A man fatally shot his girlfriend at their Palm Springs apartment, then claimed she committed suicide, a prosecutor said Thursday, while a defense attorney alleged that relationship issues stemming from his client’s alcoholism and a painful illness the victim suffered drove her to kill herself.
Testimony began Thursday in the trial of James Beushausen, 35, who is charged with murder in the March 15, 2017 death of Jaylynn Amanda Keith, 27, whose body was found in the bathtub of the Belardo Road apartment the couple shared.
Keith died from a single gunshot wound to the center of her forehead. The firearm, a 9mm pistol, was found beneath her body, which Palm Springs investigators alleged was inconsistent with the theory that Keith shot herself, based on the positioning of her body in the tub. Beushausen allegedly told investigators that he’d moved her body and the gun after waking up and finding her in the bathroom.

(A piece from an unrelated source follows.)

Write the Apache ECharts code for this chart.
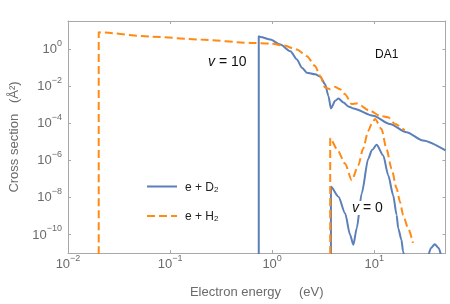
<!DOCTYPE html>
<html><head><meta charset="utf-8">
<script src="https://cdn.jsdelivr.net/npm/echarts@6/dist/echarts.min.js"></script>
<style>html,body{margin:0;padding:0;background:#fff}#c{width:450px;height:304px}</style>
</head><body><div id="c"></div>
<script>
// Axis ranges (eV, Å^2) and tick exponents
const xRange = [0.01, 50];
const yRange = [1e-11, 31.6];
const xTickExp = [-2, -1, 0, 1];
const yTickExp = [-10, -8, -6, -4, -2, 0];

// e + D2, v = 10
const d2HighE = [0.74, 0.74, 0.769, 0.962, 1.205, 1.51, 1.75, 1.96, 2.19, 2.64, 2.96, 3.31, 3.56, 3.77, 4.15, 4.47, 5.00, 5.58, 6.25, 9.79, 14.26, 20.75, 30.1, 50];
const d2HighSigma = [1e-13, 4.72, 4.39, 3.14, 1.70, 0.745, 0.268, 0.0964, 0.0521, 0.0423, 0.0318, 0.0123, 0.00292, 6.18e-4, 0.00158, 0.00212, 0.00129, 7.91e-4, 6.18e-4, 2.49e-4, 8.95e-5, 3.22e-5, 1.15e-5, 3.34e-6];

// e + H2, v = 10
const h2HighE = [0.02, 0.02, 0.065, 0.20, 0.614, 0.962, 1.30, 1.75, 2.19, 2.64, 2.96, 3.31, 3.71, 4.15, 4.63, 5.19, 6.03, 6.75, 9.10, 11.4, 13.7, 16.0, 19.95];
const h2HighSigma = [1e-13, 7.73, 4.55, 3.14, 2.09, 1.92, 1.50, 0.918, 0.402, 0.1175, 0.0343, 0.0082, 0.00667, 0.00885, 0.00667, 0.0036, 0.00105, 0.00115, 4.6e-4, 2.49e-4, 2.04e-4, 8.95e-5, 3.93e-5];

// e + H2, v = 0
const h2LowE = [3.71, 3.71, 4.31, 5.19, 6.03, 7.0, 7.78, 8.75, 9.53, 10.2, 11.8, 13.2, 14.8, 16.6, 17.9, 19.2, 21.5, 24.0];
const h2LowSigma = [1e-13, 1.54e-5, 4.12e-6, 6.5e-7, 8.3e-8, 5.27e-7, 4.12e-6, 3.78e-5, 1.01e-4, 1.66e-4, 4.83e-5, 4.12e-6, 3.5e-7, 2.99e-8, 5.8e-9, 1.12e-9, 2.17e-10, 3.43e-11];

// e + D2, v = 0
const d2LowE = [3.77, 3.77, 4.47, 5.19, 5.81, 6.25, 6.75, 7.55, 8.75, 9.52, 10.57, 12.27, 13.74, 15.35, 16.6, 17.2, 18.5, 19.2, 19.8];
const d2LowSigma = [1e-13, 3.69e-8, 1.08e-8, 1.38e-9, 9.5e-11, 2.78e-11, 2.17e-10, 1.62e-8, 1.2e-6, 3.5e-6, 6.75e-6, 1.81e-6, 1.54e-7, 1.31e-8, 1.12e-9, 2.17e-10, 5.14e-11, 1.23e-11, 5.4e-12];
const d2TailE = [33.5, 36.0, 39.2, 42.9, 45.9];
const d2TailSigma = [5e-12, 1.86e-11, 3e-11, 1.86e-11, 5e-12];

const BLUE = '#5b7fb8';
const ORANGE = '#ff8a14';
const GRAY = '#a8a8a8';
const LABEL = '#6b6b6b';
const FONT = 'Liberation Sans, Arial, sans-serif';

const L = Math.log10;
const pts = (E, S) => E.map((e, i) => [L(e), L(S[i])]);
const sup = v => '{b|10}{s|' + (v < 0 ? '\u2212' + (-v) : v) + '}';
const tickRich = {
  b: {fontSize: 13, fontFamily: FONT, color: LABEL, lineHeight: 14, verticalAlign: 'bottom'},
  s: {fontSize: 9, fontFamily: FONT, color: LABEL, lineHeight: 10, padding: [0, 0, 8, 0], verticalAlign: 'bottom'}
};

function mkSeries(name, data, color, dashed) {
  return {
    name, type: 'line', data, symbol: 'none', showSymbol: false, clip: true, animation: false,
    smooth: 0.25, smoothMonotone: 'x',
    lineStyle: {color, width: 2, type: dashed ? [8, 4] : 'solid'},
    itemStyle: {color}, z: dashed ? 3 : 2
  };
}

const xMin = L(xRange[0]), xMax = L(xRange[1]);
const yMin = L(yRange[0]), yMax = L(yRange[1]);
const frameLine = {onZero: false, show: true, lineStyle: {color: GRAY, width: 1}};
const frameTick = vals => ({show: true, inside: true, length: 3, lineStyle: {color: GRAY}, customValues: vals});

const chart = echarts.init(document.getElementById('c'), null, {renderer: 'canvas'});
chart.setOption({
  backgroundColor: '#fff',
  animation: false,
  grid: {left: 67, right: 4.5, top: 21, bottom: 49.3},
  legend: {
    orient: 'vertical', left: 141, top: 173.5, itemWidth: 30, itemHeight: 14, itemGap: 14.6,
    data: ['D2', 'H2'],
    itemStyle: {opacity: 0},
    formatter: n => '{t|e + ' + n[0] + '}{sub|2}',
    textStyle: {rich: {
      t: {fontSize: 12, fontFamily: FONT, color: '#222', lineHeight: 14, padding: [0, 0, 0, 3], verticalAlign: 'bottom'},
      sub: {fontSize: 8, fontFamily: FONT, color: '#222', lineHeight: 8, padding: [7, 0, 0, 0], verticalAlign: 'bottom'}
    }}
  },
  xAxis: [{
    type: 'value', min: xMin, max: xMax, position: 'bottom',
    name: 'Electron energy     (eV)', nameLocation: 'middle', nameGap: 33,
    nameTextStyle: {fontSize: 13, fontFamily: FONT, color: LABEL},
    axisLine: frameLine, axisTick: frameTick(xTickExp),
    axisLabel: {customValues: xTickExp, margin: 4, formatter: sup, rich: tickRich},
    splitLine: {show: false}
  }, {
    type: 'value', min: xMin, max: xMax, position: 'top',
    axisLine: frameLine, axisTick: frameTick(xTickExp),
    axisLabel: {show: false}, splitLine: {show: false}
  }],
  yAxis: [{
    type: 'value', min: yMin, max: yMax, position: 'left',
    name: 'Cross section   (\u00C5\u00B2)', nameLocation: 'middle', nameGap: 47,
    nameTextStyle: {fontSize: 13, fontFamily: FONT, color: LABEL},
    axisLine: frameLine, axisTick: frameTick(yTickExp),
    axisLabel: {customValues: yTickExp, margin: 6, formatter: sup, rich: tickRich},
    splitLine: {show: false}
  }, {
    type: 'value', min: yMin, max: yMax, position: 'right',
    axisLine: frameLine, axisTick: frameTick(yTickExp),
    axisLabel: {show: false}, splitLine: {show: false}
  }],
  series: [
    mkSeries('D2', pts(d2HighE, d2HighSigma), BLUE, false),
    mkSeries('D2', pts(d2LowE, d2LowSigma), BLUE, false),
    mkSeries('D2', pts(d2TailE, d2TailSigma), BLUE, false),
    mkSeries('H2', pts(h2HighE, h2HighSigma), ORANGE, true),
    mkSeries('H2', pts(h2LowE, h2LowSigma), ORANGE, true)
  ],
  graphic: [
    {type: 'text', x: 208, y: 62, z: 10, style: {
      text: '{i|v}{n| = 10}', verticalAlign: 'middle', align: 'left',
      rich: {i: {fontSize: 14, fontStyle: 'italic', fontFamily: FONT, fill: '#111'}, n: {fontSize: 14, fontFamily: FONT, fill: '#111'}}
    }},
    {type: 'text', x: 352, y: 208, z: 10, style: {
      text: '{i|v}{n| = 0}', verticalAlign: 'middle', align: 'left', backgroundColor: '#fff',
      rich: {i: {fontSize: 14, fontStyle: 'italic', fontFamily: FONT, fill: '#111'}, n: {fontSize: 14, fontFamily: FONT, fill: '#111'}}
    }},
    {type: 'text', x: 375, y: 55, z: 10, style: {
      text: 'DA1', verticalAlign: 'middle', align: 'left', fontSize: 12, fontFamily: FONT, fill: '#111'
    }}
  ]
});
</script>
</body></html>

He also told investigators, as well as arriving emergency personnel and a 911 dispatcher that Keith had shot herself while he was asleep, but Assistant District Attorney Michelle Paradise told jurors Thursday that Keith had no history of psychiatric issues or suicidal thoughts.
“This young lady was not depressed,” Paradise said. “In fact, you’re going to hear from her best friends and family members that this young lady was strong, vibrant, independent, and one of the happiest people you could ever meet.”
However, their relationship became turbulent in the months prior to her death due to his excessive drinking, which Paradise relayed in text messages Keith sent to loved ones.
After Beushausen underwent a rehab stint, the couple moved into the Belardo Road apartment in October 2016, but his drinking did not stop, Paradise said.
“James has been drinking for the last four days,” Paradise quoted a Dec. 28, 2016, text from Keith to her friend. “This might be the end for us. This tops it all.”
According to Paradise, Keith had come to the breaking point in their nearly five-year relationship, and was going to leave if he couldn’t stop drinking.
On March 14, the day prior to her death, Keith texted family members that Beushausen got “psycho on me” during an altercation in which he smashed his cell phone and screamed at her, Paradise said. Keith was going to tell him she was leaving him after he sobered up, and said she was afraid things would get “physically bad” when she told him, according to the prosecutor.
In one text message, she relayed to a friend that Beushausen had a pistol out of his gun safe, which scared her and caused her to take the safe keys and hide them, Paradise said.
Beushausen’s attorney, Greg Johnson, said that despite the prosecution’s claims, some of Keith’s texts suggested suicidal thoughts, such as “I can’t live like this” and “I’m physically, mentally and emotionally sick.”
Keith also suffered from a bladder syndrome called interstitial cystitis, which Johnson said caused her substantial pain and was another stressor on their relationship. Two internet searches were found on her cell phone referencing the illness, one on March 12, “IC depression” and another on March 15, about 40 minutes prior to Beushausen calling 911, “IC suicide rate.”
Johnson alleged that Keith made those searches, though Paradise noted that Beushausen used Keith’s phone to call 911 and was seen using her phone after investigators arrived at the apartment.
Paradise also questioned Beushausen’s statements regarding the morning of the shooting, particularly his statement that he spent between 10 and 20 minutes searching for Keith after being roused from sleep by a “popping” sound, that he believed might have been their air conditioner. Paradise emphasized that the apartment was about 430 square feet and that the bathroom would have been easily visible from the couple’s bed.
Johnson acknowledged that the couple had issues, but said that Beushausen had never been violent with her and loved her deeply.
“This woman was his rock. This woman was everything to him,” Johnson told the jury.
The defense will also call on expert witnesses, including a blood spatter expert and a Department of Justice forensic expert, who will testify that the blood spatter and gunshot residue found on Keith’s hands are consistent with a self-inflicted gunshot, according to Johnson.
In the months following her death, Beushausen moved to McAllen, Texas, where he was eventually arrested by Palm Springs investigators on Oct. 18 in the parking lot of a shopping center.
Although police alleged that Beushausen had “abruptly quit his job” and left for Texas following Keith’s death, Beushausen’s family members and friends say that he did not leave California to flee, but rather to move back to his family’s hometown, where his siblings still lived.